Given task: Return all of the data exactly, with nothing left out but the pictures.
........
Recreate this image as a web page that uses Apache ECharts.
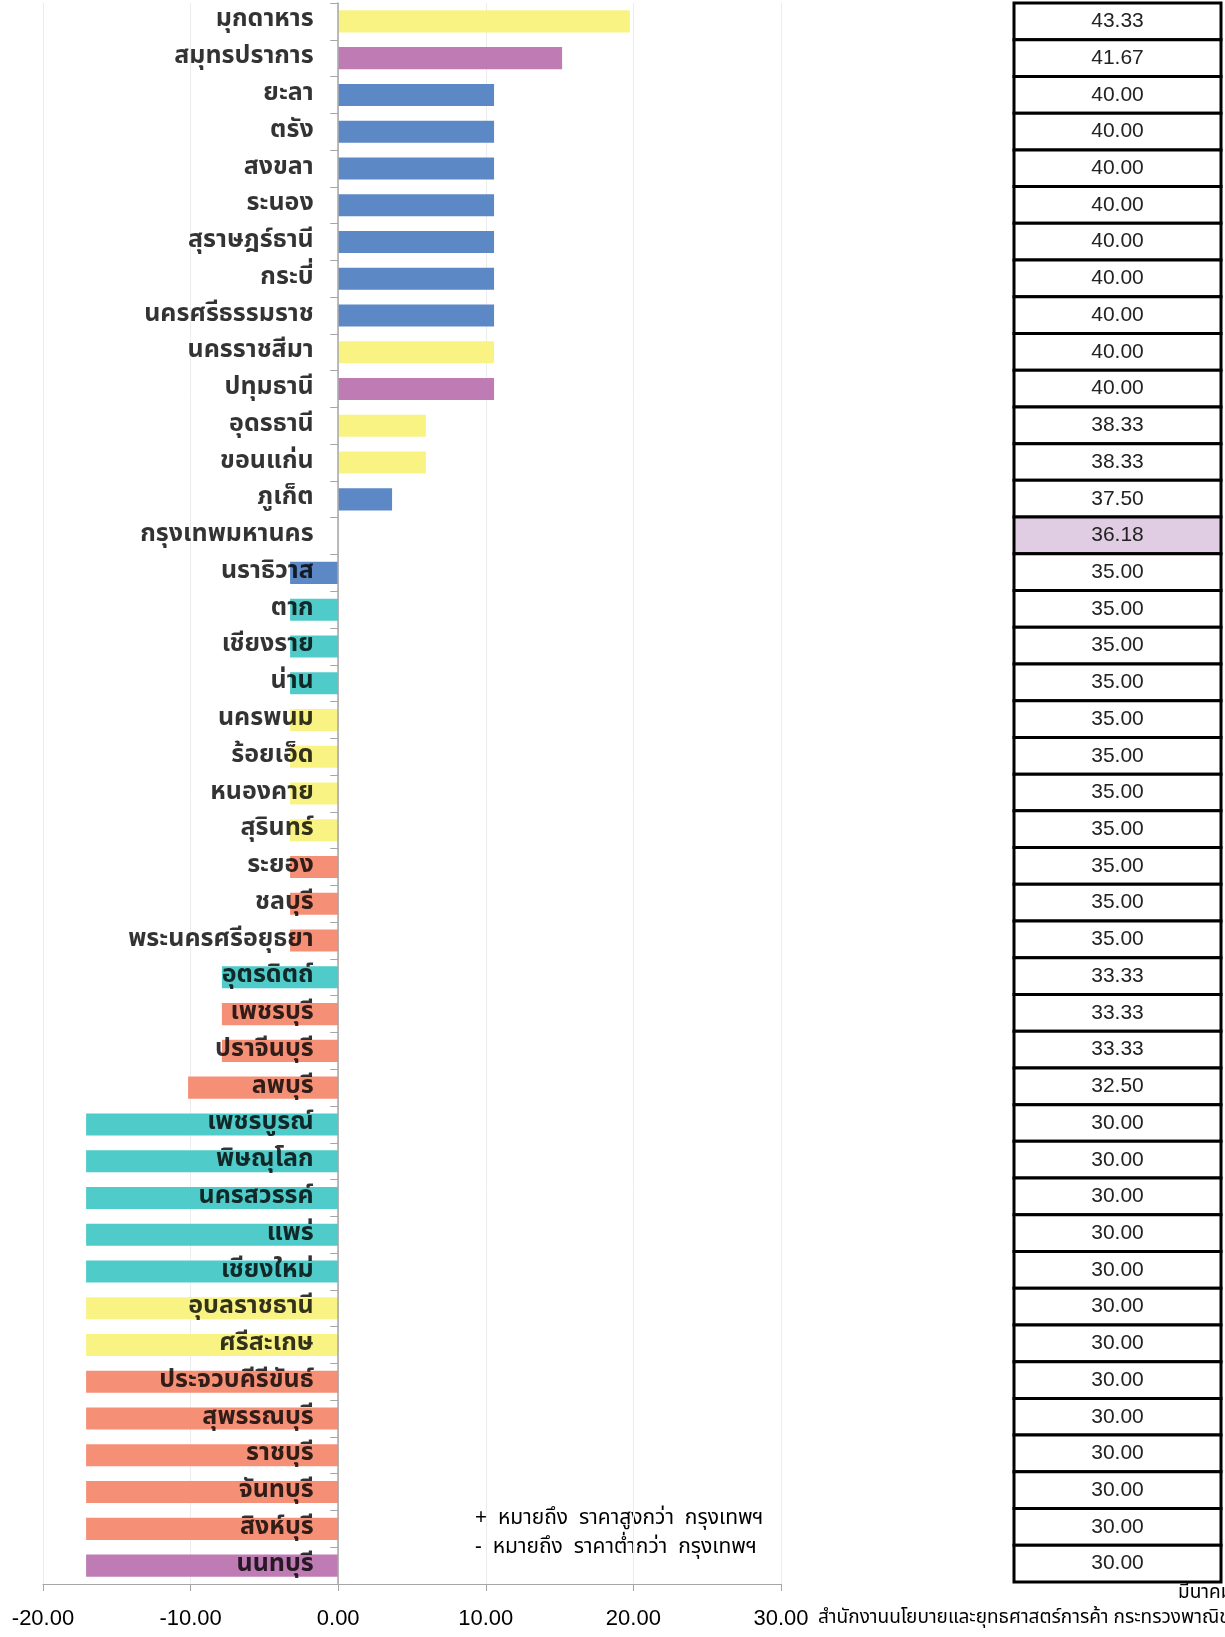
<!DOCTYPE html>
<html><head><meta charset="utf-8">
<script src="https://cdn.jsdelivr.net/npm/echarts@6/dist/echarts.min.js"></script>
<style>html,body{margin:0;padding:0;background:#fff}#c{width:1225px;height:1637px}</style>
</head><body><div id="c"></div>
<script>
const provinces = ["มุกดาหาร","สมุทรปราการ","ยะลา","ตรัง","สงขลา","ระนอง","สุราษฎร์ธานี","กระบี่","นครศรีธรรมราช","นครราชสีมา","ปทุมธานี","อุดรธานี","ขอนแก่น","ภูเก็ต","กรุงเทพมหานคร","นราธิวาส","ตาก","เชียงราย","น่าน","นครพนม","ร้อยเอ็ด","หนองคาย","สุรินทร์","ระยอง","ชลบุรี","พระนครศรีอยุธยา","อุตรดิตถ์","เพชรบุรี","ปราจีนบุรี","ลพบุรี","เพชรบูรณ์","พิษณุโลก","นครสวรรค์","แพร่","เชียงใหม่","อุบลราชธานี","ศรีสะเกษ","ประจวบคีรีขันธ์","สุพรรณบุรี","ราชบุรี","จันทบุรี","สิงห์บุรี","นนทบุรี"];
const prices = [43.33,41.67,40.00,40.00,40.00,40.00,40.00,40.00,40.00,40.00,40.00,38.33,38.33,37.50,36.18,35.00,35.00,35.00,35.00,35.00,35.00,35.00,35.00,35.00,35.00,35.00,33.33,33.33,33.33,32.50,30.00,30.00,30.00,30.00,30.00,30.00,30.00,30.00,30.00,30.00,30.00,30.00,30.00];
const diffPct = [19.76,15.17,10.56,10.56,10.56,10.56,10.56,10.56,10.56,10.56,10.56,5.94,5.94,3.65,0,-3.26,-3.26,-3.26,-3.26,-3.26,-3.26,-3.26,-3.26,-3.26,-3.26,-3.26,-7.88,-7.88,-7.88,-10.17,-17.08,-17.08,-17.08,-17.08,-17.08,-17.08,-17.08,-17.08,-17.08,-17.08,-17.08,-17.08,-17.08];
const regions = ["NE","VIC","S","S","S","S","S","S","S","NE","VIC","NE","NE","S","BKK","S","N","N","N","NE","NE","NE","NE","C","C","C","N","C","C","C","N","N","N","N","N","NE","NE","C","C","C","C","C","VIC"];
const xTicks = [-20,-10,0,10,20,30];
const legendNotes = ["+  หมายถึง  ราคาสูงกว่า  กรุงเทพฯ","-  หมายถึง  ราคาต่ำกว่า  กรุงเทพฯ"];
const monthText = "มีนาคม";
const sourceText = "สำนักงานนโยบายและยุทธศาสตร์การค้า กระทรวงพาณิชย์";

const regionColors = {NE:"#F9F384", VIC:"#BE7BB4", S:"#5C88C6", N:"#4FCBC9", C:"#F58F76", BKK:"#ffffff"};
const thaiFont = '"Noto Sans Thai","Noto Sans","Tahoma",sans-serif';

const chart = echarts.init(document.getElementById('c'));
chart.setOption({
  animation:false,
  grid:[
    {left:43, right:444, top:3, bottom:53, containLabel:false, outerBoundsMode:'none'},
    {left:1014, right:4, top:3, bottom:55, containLabel:false, outerBoundsMode:'none'}
  ],
  xAxis:[
    {gridIndex:0, type:'value', min:-20, max:30, interval:10,
     axisLine:{show:true, onZero:false, lineStyle:{color:'#a6a6a6'}},
     axisTick:{show:true, length:7, lineStyle:{color:'#a6a6a6'}},
     splitLine:{show:true, lineStyle:{color:'#ececec'}},
     axisLabel:{fontSize:22, color:'#000', margin:24, fontFamily:'"Liberation Sans","Noto Sans",sans-serif',
       formatter:v=>v.toFixed(2)}},
    {gridIndex:1, type:'value', min:0, max:1, show:false}
  ],
  yAxis:[
    {gridIndex:0, type:'category', data:provinces, inverse:true, z:10,
     axisLine:{show:true, onZero:true, lineStyle:{color:'#a6a6a6', width:1.5}},
     axisTick:{show:true, length:8, lineStyle:{color:'#a6a6a6'}},
     axisLabel:{show:false}},
    {gridIndex:1, type:'category', data:provinces, inverse:true, show:false}
  ],
  series:[
    {type:'bar', xAxisIndex:0, yAxisIndex:0, barCategoryGap:'40%',
     data:diffPct.map((v,i)=>({value:v, itemStyle:{color:regionColors[regions[i]]}})),
     z:2},
    {type:'scatter', xAxisIndex:0, yAxisIndex:0, z:20, silent:true,
     symbolSize:1, itemStyle:{color:'transparent'},
     data:provinces.map(p=>[0,p]),
     label:{show:true, position:'left', distance:24, fontSize:25, fontWeight:'bold', color:'#000',
       fontFamily:thaiFont, formatter:p=>p.value[1]}},
    {type:'custom', xAxisIndex:1, yAxisIndex:1, silent:true,
     data:prices.map((p,i)=>[0, i, p]),
     renderItem:(params, api)=>{
       const idx = api.value(1);
       const a = api.coord([0, idx]);
       const b = api.coord([1, idx]);
       const h = api.size([1,1])[1];
       const isBkk = regions[idx]==='BKK';
       return {type:'group', children:[
         {type:'rect', shape:{x:a[0], y:a[1]-h/2, width:b[0]-a[0], height:h},
          style:{fill:isBkk?'#E0CCE3':'#ffffff', stroke:'#000', lineWidth:3}},
         {type:'text', x:(a[0]+b[0])/2, y:a[1],
          style:{text:prices[idx].toFixed(2), fill:'#222', align:'center', verticalAlign:'middle',
            font:'21px "Liberation Sans",Arial,sans-serif'}}
       ]};
     }}
  ],
  graphic:[
    {type:'text', left:475, top:1509, style:{text:legendNotes[0], font:'21px '+thaiFont, fill:'#000'}},
    {type:'text', left:475, top:1538, style:{text:legendNotes[1], font:'21px '+thaiFont, fill:'#000'}},
    {type:'text', left:1178, top:1585, style:{text:monthText, font:'19px '+thaiFont, fill:'#000'}},
    {type:'text', left:818, top:1610, style:{text:sourceText, font:'19px '+thaiFont, fill:'#000'}}
  ]
});
</script></body></html>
........
The completed task:
Recreate this image as a web page that uses Apache ECharts.
<!DOCTYPE html>
<html><head><meta charset="utf-8">
<script src="https://cdn.jsdelivr.net/npm/echarts@6/dist/echarts.min.js"></script>
<style>html,body{margin:0;padding:0;background:#fff}#c{width:1225px;height:1637px}</style>
</head><body><div id="c"></div>
<script>
const provinces = ["มุกดาหาร","สมุทรปราการ","ยะลา","ตรัง","สงขลา","ระนอง","สุราษฎร์ธานี","กระบี่","นครศรีธรรมราช","นครราชสีมา","ปทุมธานี","อุดรธานี","ขอนแก่น","ภูเก็ต","กรุงเทพมหานคร","นราธิวาส","ตาก","เชียงราย","น่าน","นครพนม","ร้อยเอ็ด","หนองคาย","สุรินทร์","ระยอง","ชลบุรี","พระนครศรีอยุธยา","อุตรดิตถ์","เพชรบุรี","ปราจีนบุรี","ลพบุรี","เพชรบูรณ์","พิษณุโลก","นครสวรรค์","แพร่","เชียงใหม่","อุบลราชธานี","ศรีสะเกษ","ประจวบคีรีขันธ์","สุพรรณบุรี","ราชบุรี","จันทบุรี","สิงห์บุรี","นนทบุรี"];
const prices = [43.33,41.67,40.00,40.00,40.00,40.00,40.00,40.00,40.00,40.00,40.00,38.33,38.33,37.50,36.18,35.00,35.00,35.00,35.00,35.00,35.00,35.00,35.00,35.00,35.00,35.00,33.33,33.33,33.33,32.50,30.00,30.00,30.00,30.00,30.00,30.00,30.00,30.00,30.00,30.00,30.00,30.00,30.00];
const diffPct = [19.76,15.17,10.56,10.56,10.56,10.56,10.56,10.56,10.56,10.56,10.56,5.94,5.94,3.65,0,-3.26,-3.26,-3.26,-3.26,-3.26,-3.26,-3.26,-3.26,-3.26,-3.26,-3.26,-7.88,-7.88,-7.88,-10.17,-17.08,-17.08,-17.08,-17.08,-17.08,-17.08,-17.08,-17.08,-17.08,-17.08,-17.08,-17.08,-17.08];
const regions = ["NE","VIC","S","S","S","S","S","S","S","NE","VIC","NE","NE","S","BKK","S","N","N","N","NE","NE","NE","NE","C","C","C","N","C","C","C","N","N","N","N","N","NE","NE","C","C","C","C","C","VIC"];
const xTicks = [-20,-10,0,10,20,30];
const legendNotes = ["+  หมายถึง  ราคาสูงกว่า  กรุงเทพฯ","-  หมายถึง  ราคาต่ำกว่า  กรุงเทพฯ"];
const monthText = "มีนาคม";
const sourceText = "สำนักงานนโยบายและยุทธศาสตร์การค้า กระทรวงพาณิชย์";

const regionColors = {NE:"#F9F384", VIC:"#BE7BB4", S:"#5C88C6", N:"#4FCBC9", C:"#F58F76", BKK:"#ffffff"};
const thaiFont = '"Noto Sans Thai","Noto Sans","Tahoma",sans-serif';

const chart = echarts.init(document.getElementById('c'));
chart.setOption({
  animation:false,
  grid:[
    {left:43, right:444, top:3, bottom:53, containLabel:false, outerBoundsMode:'none'},
    {left:1014, right:4, top:3, bottom:55, containLabel:false, outerBoundsMode:'none'}
  ],
  xAxis:[
    {gridIndex:0, type:'value', min:-20, max:30, interval:10,
     axisLine:{show:true, onZero:false, lineStyle:{color:'#a6a6a6'}},
     axisTick:{show:true, length:7, lineStyle:{color:'#a6a6a6'}},
     splitLine:{show:true, lineStyle:{color:'#ececec'}},
     axisLabel:{fontSize:22, color:'#000', margin:24, fontFamily:'"Liberation Sans","Noto Sans",sans-serif',
       formatter:v=>v.toFixed(2)}},
    {gridIndex:1, type:'value', min:0, max:1, show:false}
  ],
  yAxis:[
    {gridIndex:0, type:'category', data:provinces, inverse:true, z:10,
     axisLine:{show:true, onZero:true, lineStyle:{color:'#a6a6a6', width:1.5}},
     axisTick:{show:true, length:8, lineStyle:{color:'#a6a6a6'}},
     axisLabel:{show:false}},
    {gridIndex:1, type:'category', data:provinces, inverse:true, show:false}
  ],
  series:[
    {type:'bar', xAxisIndex:0, yAxisIndex:0, barCategoryGap:'40%',
     data:diffPct.map((v,i)=>({value:v, itemStyle:{color:regionColors[regions[i]]}})),
     z:2},
    {type:'scatter', xAxisIndex:0, yAxisIndex:0, z:20, silent:true,
     symbolSize:1, itemStyle:{color:'transparent'},
     data:provinces.map(p=>[0,p]),
     label:{show:true, position:'left', distance:24, fontSize:25, fontWeight:'bold', color:'#000',
       fontFamily:thaiFont, formatter:p=>p.value[1]}},
    {type:'custom', xAxisIndex:1, yAxisIndex:1, silent:true,
     data:prices.map((p,i)=>[0, i, p]),
     renderItem:(params, api)=>{
       const idx = api.value(1);
       const a = api.coord([0, idx]);
       const b = api.coord([1, idx]);
       const h = api.size([1,1])[1];
       const isBkk = regions[idx]==='BKK';
       return {type:'group', children:[
         {type:'rect', shape:{x:a[0], y:a[1]-h/2, width:b[0]-a[0], height:h},
          style:{fill:isBkk?'#E0CCE3':'#ffffff', stroke:'#000', lineWidth:3}},
         {type:'text', x:(a[0]+b[0])/2, y:a[1],
          style:{text:prices[idx].toFixed(2), fill:'#222', align:'center', verticalAlign:'middle',
            font:'21px "Liberation Sans",Arial,sans-serif'}}
       ]};
     }}
  ],
  graphic:[
    {type:'text', left:475, top:1509, style:{text:legendNotes[0], font:'21px '+thaiFont, fill:'#000'}},
    {type:'text', left:475, top:1538, style:{text:legendNotes[1], font:'21px '+thaiFont, fill:'#000'}},
    {type:'text', left:1178, top:1585, style:{text:monthText, font:'19px '+thaiFont, fill:'#000'}},
    {type:'text', left:818, top:1610, style:{text:sourceText, font:'19px '+thaiFont, fill:'#000'}}
  ]
});
</script></body></html>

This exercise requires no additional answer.